Exercise 2.1.1: Check the derivatives of $x$ and $y$.

Exercise 2.1.2: Show that $A(t)$ is an odd function.

Exercise 2.1.3: Show that $A(t)$ is bijective from $(-1, 1)$ to $\mathbb{R}$.

As previously mentioned, the integral of the arclength of a hyperbola isn't as nice it is in the circular case. However, not all hope is lost. Recall from Proposition 1.2.1 that in a unit circle, the area $A$ of the sector given by the angle $\theta$ is $\theta/2$. In other words, for a given area $A$, the corresponding angle is $2A$. We can use this to motivate the following definition:

Definition: The hyperbolic sine function $\sinh: \mathbb{R} \rightarrow \mathbb{R}$ and hyperbolic cosine function $\cosh: \mathbb{R} \rightarrow \mathbb{R}$ are functions defined to satisfy the functional equations, where $u(t)=2A(t)$:

$$\sinh(u(t)) = \frac{2t}{1-t^2}$$ $$\cosh(u(t)) = \frac{1+t^2}{1-t^2}$$

In the real numbers, the hyperbolic functions are nicer to deal with than the circular functions.
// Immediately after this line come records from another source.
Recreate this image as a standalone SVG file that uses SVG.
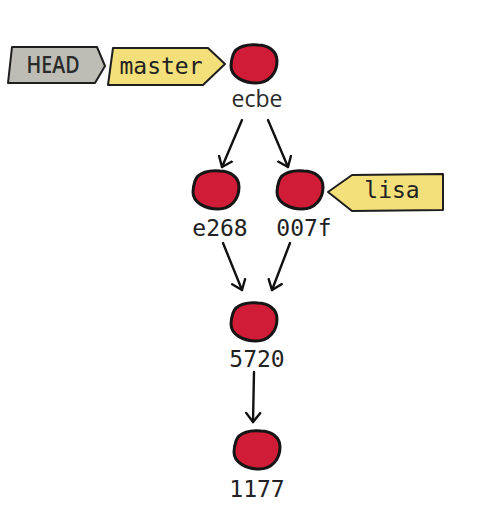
<svg xmlns="http://www.w3.org/2000/svg" xmlns:xlink="http://www.w3.org/1999/xlink" width="482" height="516" viewBox="0 0 482 516">
<style>
.blob{fill:#d01c36;stroke:#151515;stroke-width:3;stroke-linejoin:round}
.tag{stroke:#1e1e1e;stroke-width:2;stroke-linejoin:round}
.ref{fill:#f3e07a}
.head{fill:#bdbdb6}
.mono{font-family:"DejaVu Sans Mono","Liberation Mono",monospace;font-size:23px;fill:#222;text-anchor:middle}
.sans{font-family:"Open Sans","DejaVu Sans",sans-serif;font-size:23px;fill:#2a2a2a;text-anchor:middle}
.edge{fill:none;stroke:#111;stroke-width:2.4;stroke-linecap:round}
</style>
<defs>
<path id="blob" d="M -21,-9 C -18,-18 -6,-20 4,-19 C 14,-19 23,-13 23,-3 C 23,9 15,19 2,19 C -10,19 -23,13 -23,2 C -23,-3 -22,-6 -21,-9 Z"/>
<marker id="arr" markerWidth="20" markerHeight="20" refX="10" refY="10" orient="auto" markerUnits="userSpaceOnUse">
<path d="M1,3 L10,10 L1,17" fill="none" stroke="#111" stroke-width="2.4" stroke-linecap="round" stroke-linejoin="round"/>
</marker>
</defs>
<rect width="482" height="516" fill="#ffffff"/>
<g id="connectors">
<path class="edge" d="M242,120 L222,167" marker-end="url(#arr)"/>
<path class="edge" d="M268,120 L288,167" marker-end="url(#arr)"/>
<path class="edge" d="M223,243 L242,290" marker-end="url(#arr)"/>
<path class="edge" d="M290,243 L272,290" marker-end="url(#arr)"/>
<path class="edge" d="M254,372 L253,422" marker-end="url(#arr)"/>
</g>
<g id="HEAD">
<polygon class="tag head" points="12,47 97,47 105,66 95,83 8,83"/>
<text class="sans" x="53" y="73" font-weight="600" textLength="53" lengthAdjust="spacingAndGlyphs">HEAD</text>
</g>
<g id="master">
<polygon class="tag ref" points="113,48 208,48 225,64 203,85 108,85"/>
<text class="mono" x="161" y="74" font-size="22">master</text>
</g>
<g id="lisa">
<polygon class="tag ref" points="328,192 352,175 443,174 443,210 352,211"/>
<text class="mono" x="392" y="198">lisa</text>
</g>
<g id="ecbe">
<use xlink:href="#blob" href="#blob" class="blob" x="254" y="64"/>
<text class="sans" x="257" y="107">ecbe</text>
</g>
<g id="e268">
<use xlink:href="#blob" href="#blob" class="blob" x="216" y="190"/>
<text class="mono" x="220" y="236">e268</text>
</g>
<g id="n007f">
<use xlink:href="#blob" href="#blob" class="blob" x="300" y="190"/>
<text class="mono" x="304" y="236">007f</text>
</g>
<g id="n5720">
<use xlink:href="#blob" href="#blob" class="blob" x="254" y="322"/>
<text class="mono" x="257" y="367">5720</text>
</g>
<g id="n1177">
<use xlink:href="#blob" href="#blob" class="blob" x="257" y="450"/>
<text class="mono" x="257" y="497">1177</text>
</g>
</svg>
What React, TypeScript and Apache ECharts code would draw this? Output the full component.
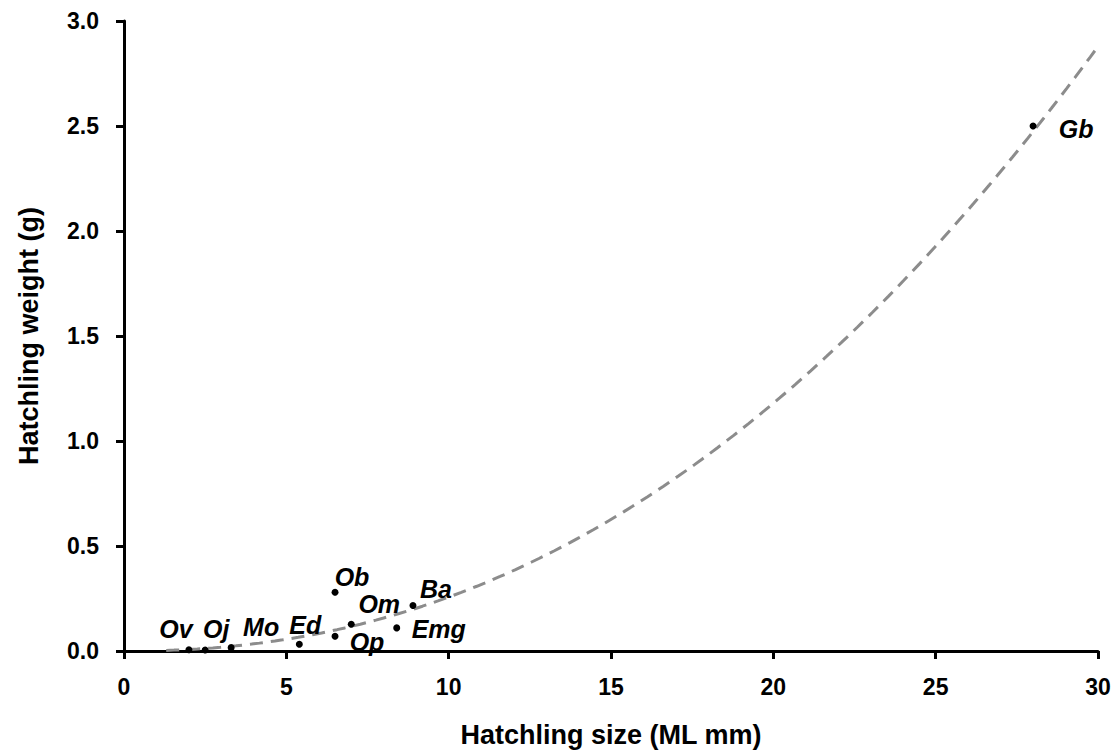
import React, { useEffect, useRef } from "react";
import * as echarts from "echarts";

// Species abbreviations, hatchling mantle length (mm) and weight (g)
const species = ["Ov", "Oj", "Mo", "Ed", "Op", "Ob", "Om", "Emg", "Ba", "Gb"];
const sizeML = [2.0, 2.5, 3.3, 5.4, 6.5, 6.5, 7.0, 8.4, 8.9, 28.0];
const weightG = [0.006, 0.005, 0.016, 0.032, 0.07, 0.28, 0.127, 0.11, 0.217, 2.5];

// power trend line y = a * x^b
const trendA = 0.00162;
const trendB = 2.2;
const trendStart = 1.3;
const trendEnd = 30;
const trendSteps = 120;

const xTicks = [0, 5, 10, 15, 20, 25, 30];
const yTicks = [0, 0.5, 1.0, 1.5, 2.0, 2.5, 3.0];

// label offsets (pixels) relative to each point
const labelOffsets: Record<string, [number, number]> = {
  Ov: [-13, -21],
  Oj: [11, -21],
  Mo: [30, -21],
  Ed: [6, -19],
  Op: [32, 6],
  Ob: [17, -15],
  Om: [28, -20],
  Emg: [42, 1],
  Ba: [23, -16],
  Gb: [43, 3],
};

const FONT = "'Liberation Sans', Arial, sans-serif";

export default function App() {
  const ref = useRef<HTMLDivElement>(null);
  useEffect(() => {
    if (!ref.current) return;
    const chart = echarts.init(ref.current, undefined, { renderer: "svg" });
    const trend: number[][] = [];
    for (let i = 0; i <= trendSteps; i++) {
      const x = trendStart + ((trendEnd - trendStart) * i) / trendSteps;
      trend.push([x, trendA * Math.pow(x, trendB)]);
    }
    const points = species.map((s, i) => ({
      value: [sizeML[i], weightG[i]],
      name: s,
    }));
    chart.setOption({
      animation: false,
      backgroundColor: "#ffffff",
      grid: { left: 124, right: 22, top: 21, bottom: 99 },
      xAxis: {
        type: "value",
        min: xTicks[0],
        max: xTicks[xTicks.length - 1],
        interval: 5,
        splitLine: { show: false },
        axisLine: { show: true, onZero: false, lineStyle: { color: "#000", width: 3 } },
        axisTick: { show: true, length: 8, lineStyle: { color: "#000", width: 3 } },
        axisLabel: {
          margin: 24,
          color: "#000",
          fontFamily: FONT,
          fontWeight: "bold",
          fontSize: 23,
        },
        name: "Hatchling size (ML mm)",
        nameLocation: "middle",
        nameGap: 70,
        nameTextStyle: { color: "#000", fontFamily: FONT, fontWeight: "bold", fontSize: 27 },
      },
      yAxis: {
        type: "value",
        min: yTicks[0],
        max: yTicks[yTicks.length - 1],
        interval: 0.5,
        splitLine: { show: false },
        axisLine: { show: true, lineStyle: { color: "#000", width: 3 } },
        axisTick: { show: true, length: 8, lineStyle: { color: "#000", width: 3 } },
        axisLabel: {
          margin: 25,
          color: "#000",
          fontFamily: FONT,
          fontWeight: "bold",
          fontSize: 23,
          formatter: (v: number) => v.toFixed(1),
        },
        name: "Hatchling weight (g)",
        nameLocation: "middle",
        nameGap: 82,
        nameTextStyle: { color: "#000", fontFamily: FONT, fontWeight: "bold", fontSize: 27 },
      },
      series: [
        {
          type: "line",
          data: trend,
          showSymbol: false,
          symbol: "none",
          smooth: false,
          lineStyle: { color: "#8c8c8c", width: 3, type: [13, 8] },
          z: 1,
          silent: true,
        },
        {
          type: "scatter",
          data: points,
          symbol: "circle",
          symbolSize: 7,
          itemStyle: { color: "#000", opacity: 1 },
          z: 3,
          label: { show: false },
        },
        {
          type: "scatter",
          data: points,
          symbol: "circle",
          symbolSize: 1,
          itemStyle: { color: "rgba(0,0,0,0)", opacity: 1 },
          z: 4,
          silent: true,
          label: {
            show: true,
            position: "inside",
            formatter: (p: any) => p.name,
            color: "#000",
            opacity: 1,
            textBorderWidth: 0,
            fontFamily: FONT,
            fontWeight: "bold",
            fontStyle: "italic",
            fontSize: 25,
            align: "center",
            verticalAlign: "middle",
          },
          labelLayout: (params: any) => {
            const off = labelOffsets[species[params.dataIndex]];
            return { dx: off[0], dy: off[1], hideOverlap: false };
          },
        },
      ],
    });
    return () => chart.dispose();
  }, []);
  return (
    <div
      ref={ref}
      style={{ position: "fixed", left: 0, top: 0, width: 1120, height: 753, background: "#fff" }}
    />
  );
}
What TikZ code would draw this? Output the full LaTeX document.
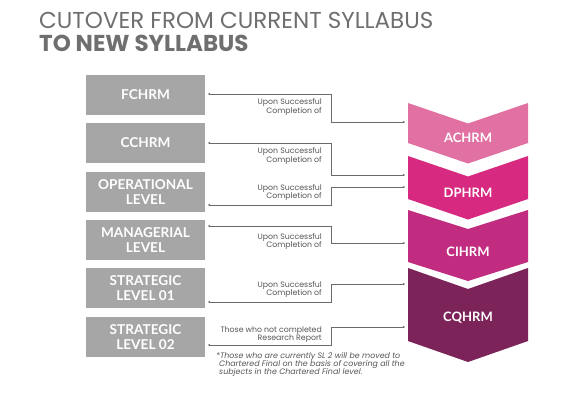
\documentclass[tikz,border=0pt]{standalone}
\usepackage{fontspec}
\setmainfont{Lato}
\newfontfamily\titlefont{Poppins}
\usetikzlibrary{arrows.meta}
\definecolor{boxgrey}{HTML}{A6A6A6}
\definecolor{linegrey}{HTML}{6A6A6A}
\definecolor{titlegrey}{HTML}{6F6F6F}
\definecolor{txtgrey}{HTML}{555555}
\definecolor{achc}{HTML}{E171A3}
\definecolor{dphc}{HTML}{D6297F}
\definecolor{cihc}{HTML}{C12C80}
\definecolor{cqhc}{HTML}{7C2459}
\tikzset{
  lvlbox/.style={fill=boxgrey, minimum width=119pt, minimum height=40pt, inner sep=0pt,
    text=white, font=\bfseries\fontsize{13.6}{14.5}\selectfont, align=center},
  chevlabel/.style={text=white, font=\bfseries\fontsize{13}{15}\selectfont, inner sep=0pt},
  conn/.style={draw=linegrey, line width=0.8pt, {Stealth[length=2.2pt,width=2.4pt]}-{Stealth[length=2.2pt,width=2.4pt]}},
  smalltxt/.style={text=txtgrey, font=\titlefont\fontsize{7.8}{8.6}\selectfont, align=right, anchor=east, inner sep=0pt},
}
\newcommand\chevshape[4]{% color, top, bottom, depth
  \fill[#1] (408,#2) -- (468,#2+#4) -- (528,#2) -- (528,#3) -- (468,#3+#4) -- (408,#3) -- cycle;}
\begin{document}
\begin{tikzpicture}[x=1pt,y=-1pt]
\useasboundingbox (0,0) rectangle (588,416);
\fill[white] (0,0) rectangle (588,416);
% title
\node[anchor=base west, inner sep=0pt, text=titlegrey, font=\titlefont\fontsize{23}{26}\selectfont] (t1) at (39,28) {CUTOVER FROM CURRENT SYLLABUS};
\node[anchor=base west, inner sep=0pt, text=titlegrey, font=\titlefont\bfseries\fontsize{23}{26}\selectfont] (t2) at (39,51) {TO NEW SYLLABUS};
% grey boxes
\node[lvlbox] (fch) at (145.5,95) {FCHRM};
\node[lvlbox] (cch) at (145.5,143) {CCHRM};
\node[lvlbox] (opl) at (145.5,192) {OPERATIONAL\\LEVEL};
\node[lvlbox] (mgl) at (145.5,240) {MANAGERIAL\\LEVEL};
\node[lvlbox] (sl1) at (145.5,288) {STRATEGIC\\LEVEL 01};
\node[lvlbox] (sl2) at (145.5,337) {STRATEGIC\\LEVEL 02};
% chevrons
\chevshape{achc}{103}{143}{20.5}
\chevshape{dphc}{156}{199}{20.5}
\chevshape{cihc}{210}{262}{19}
\chevshape{cqhc}{268}{341}{21}
\node[chevlabel] (ach) at (468,138) {ACHRM};
\node[chevlabel] (dph) at (468,193) {DPHRM};
\node[chevlabel] (cih) at (468,252) {CIHRM};
\node[chevlabel] (cqh) at (468,318) {CQHRM};
% connector end points
\coordinate (fa) at (208,94);   \coordinate (fb) at (405,122);
\coordinate (ca) at (208,143);  \coordinate (cb) at (405,175);
\coordinate (oa) at (208,205);  \coordinate (ob) at (405,187);
\coordinate (ma) at (208,226);  \coordinate (mb) at (405,243);
\coordinate (sa) at (208,302);  \coordinate (sb) at (405,284);
\coordinate (ta) at (208,345);  \coordinate (tb) at (405,327);
\draw[conn] (fa) -- (331,94) -- (331,122) -- (fb);
\draw[conn] (ca) -- (331,143) -- (331,175) -- (cb);
\draw[conn] (oa) -- (331,205) -- (331,187) -- (ob);
\draw[conn] (ma) -- (331,226) -- (331,243) -- (mb);
\draw[conn] (sa) -- (331,302) -- (331,284) -- (sb);
\draw[conn] (ta) -- (331,345) -- (331,327) -- (tb);
% labels
\node[smalltxt] (l1) at (322,107) {Upon Successful\\Completion of};
\node[smalltxt] (l2) at (322,156) {Upon Successful\\Completion of};
\node[smalltxt] (l3) at (322,192.5) {Upon Successful\\Completion of};
\node[smalltxt] (l4) at (322,241.5) {Upon Successful\\Completion of};
\node[smalltxt] (l5) at (322,289.5) {Upon Successful\\Completion of};
\node[smalltxt] (l6) at (322,334.5) {Those who not completed\\Research Report};
\node[anchor=north west, inner sep=0pt, text=txtgrey, align=left, font=\titlefont\itshape\fontsize{7.9}{8.3}\selectfont] (note) at (216,352) {*Those who are currently SL 2 will be moved to\\\hspace*{3pt}Chartered Final on the basis of covering all the\\\hspace*{3pt}subjects in the Chartered Final level.};
\end{tikzpicture}
\end{document}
There is no need to mess with the domain this time around. Everything is automatically taken care of. Also, this time it is actually possible to get an antiderivative for $2/(1-t^2)$ in the real numbers, and an explicit formula for the inverse of $u(t)$, as well as the hyperbolic functions themselves. However, this process is a bit cumbersome, so we will take a shortcut by using differential equations:

Proposition 2.2.1: The sine and cosine functions are differentiable, with derivatives:

$$\frac{d}{du} \sinh(u) = \cosh(u)$$ $$\frac{d}{du} \cosh(u) = \sinh(u)$$

Proof: Differentiability again follows from the fact that $x(t)$, $y(t)$, and $A(t)$ are all differentiable. Taking derivatives with respect to $t$ on both sides of the definition of sine, we can use the Chain Rule to compute:

$$\begin{align*} \frac{d}{dt}\sinh(u(t)) &= \frac{dy}{dt}\\ \frac{d}{du}\sinh(u)\,\frac{d}{dt}2A(t) &= s(t)\,x(t)\\ \frac{d}{du}\sinh(u)\,s(t) &= s(t)\,x(t)\\ \frac{d}{du}\sinh(u) &= x(t)\\ &= \cosh(u) \end{align*}$$

Which is essentially the same computation as last time. The same thing happens when computing the derivative of $\cosh(u)$, but because the derivative of $x(t)$ lacks a negative sign in the hyperbolic case, there is no negative in the formula for the derivative of $\cosh(u)$. $\square$

Proposition 2.2.2: These formulas for the hyperbolic functions hold:

$$\sinh(u) = \frac{e^u - e^{-u}}{2}$$ $$\cosh(u) = \frac{e^u + e^{-u}}{2}$$

Proof: Let $f(u) = \cosh(u) + \sinh(u)$. Notice that $f(0) = 1$. Compute derivatives to get:

$$\begin{align*} f'(u) &= (\cosh(u) + \sinh(u))'\\ &= \cosh'(u) + \sinh'(u)\\ &= \sinh(u) + \cosh(u)\\ &= f(u) \end{align*}$$

So $f$ satisfies the differential equation $f' = f$ with initial condition $f(0) = 1$. This has the unique solution $e^u$, which yields the equality $e^u = \cosh(u) + \sinh(u)$. Now, since $\sinh$ is an odd function and $\cosh$ is an even function, we can compute:

$$\begin{align*} e^{-u} &= \cosh(-u) + \sinh(-u)\\ &= \cosh(u) - \sinh(u) \end{align*}$$

Which gives us that:

$$\begin{align*} e^u - e^{-u} &= \cosh(u) + \sinh(u) - (\cosh(u) - \sinh(u))\\ &= \cosh(u) + \sinh(u) - \cosh(u) + \sinh(u)\\ &= 2\sinh(u) \end{align*}$$ $$\begin{align*} e^u + e^{-u} &= \cosh(u) + \sinh(u) + \cosh(u) - \sinh(u)\\ &= 2\cosh(u) \end{align*}$$

Which are the desired formulas. $\square$

Exercises

Exercise 2.2.1: Complete the proof of 2.2.2 by showing that $\sinh$ is an odd function and $\cosh$ is an even function.